Valentine's Day in general just makes me feel like shrugging. I vacillate between apathy and expectation. The story of my life in a way--a non-conformist trapped by a conformist upbringing. Or is it a conformist trapped by a desire to be a non-conformist. I could probably pay someone a bunch of money to find out. I'm pretty sure I'm trapped by something.
I like flowers and sweetness as much as the next girl but, for some reason, the notion of it happening on a set day takes all the jazz out of it for me. It's like telling your husband he better bring you some damn flowers and then...he does. Big whoop. So he can follow instructions. So can my two-year-old and the mutt I got from the pound.

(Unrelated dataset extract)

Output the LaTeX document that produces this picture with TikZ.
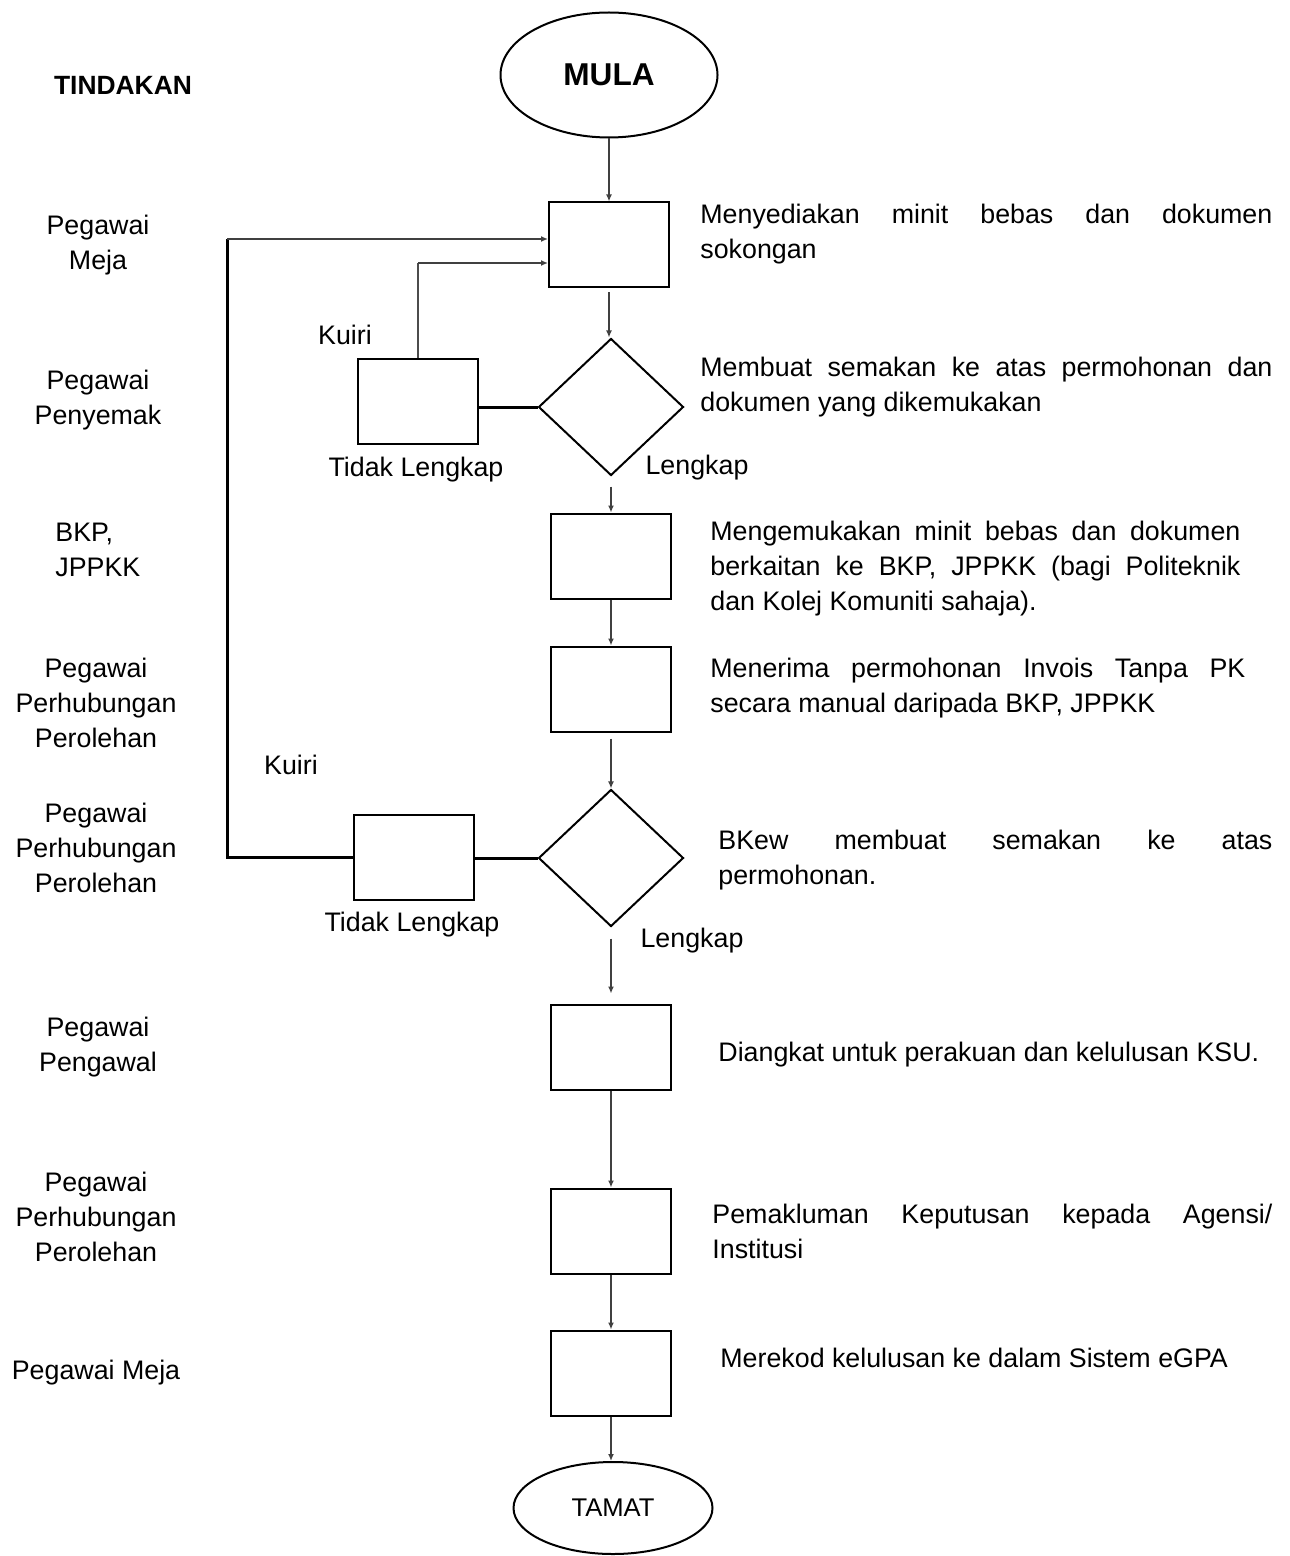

Spontaneous acts of romance just don't have that nasty tinge of requirement. But then, my husband isn't a "I was just thinking of you today, so I got you something beautiful" kind of guy. He's more of a "I knew you needed an oil change, so I scheduled it for your day off" kinda guy. And I usually appreciate that kind of pragmatism, really, but it certainly doesn't make you all wobbly kneed. So while I really don't like the idea of Valentine's day, I still sort of hope for some small token, even though it doesn't mean much to me. You know?
But if you let go of the arm-twisting, nonsense of Valentine's Day, where do you get your hit? What to do about a little romance? Are we fated to finding statements of undying love in the times they clean up their whiskers after shaving? Most of us have the romance at the start. Where does it go? Does it evaporate? Or just get gobbled up by the dreck that takes precedence day to day? I'm okay giving up on V-day. I really am. But I want something in return. Something besides him putting his shoes away a couple times a year.
In fact, maybe I just got it. Stephen sent me an interesting article from The New York Times yesterday called Reinventing Date Night for Long-Married Couples. You should read it. The gist is that it's not spending scheduled time together that rejuvenates romance in a long term relationship. It's not the ubiquitous date night, or even the wilted, annual bouquet from the grocery store.
It's novelty. Anything new somehow kick starts that dead area of the brain that's so on fire in the early months of a relationship. That he emailed this article is not lost on me as a romantic act in and of itself, albeit a pragmatic one. But it's a start. And if there's something to this, I'm willing to give it a try.
So maybe we should all call it off for today. Everyone gets a pass on Valentine's Day. And instead of scrambling for candy and picked over flowers and silly Hallmark cards to show we care because, well, we're supposed to, let's all spend that time planning something totally new for the weekend.
Maybe paint ball, or a couples massage, or a night at the theatre or a comedy show instead of another movie. Sign up for a class together. I don't think it's really important that you find something that you both have always been dying to do, just that's it's something neither of you has ever done before and can see yourselves potentially having fun at--even if part of the fun is laughing at the other people there.
Maybe it's all hokum and a box of Russell Stover's will get you through the holiday, but I'm looking for something long term. Something that doesn't drop its petals by the 15th...or go straight to my hips.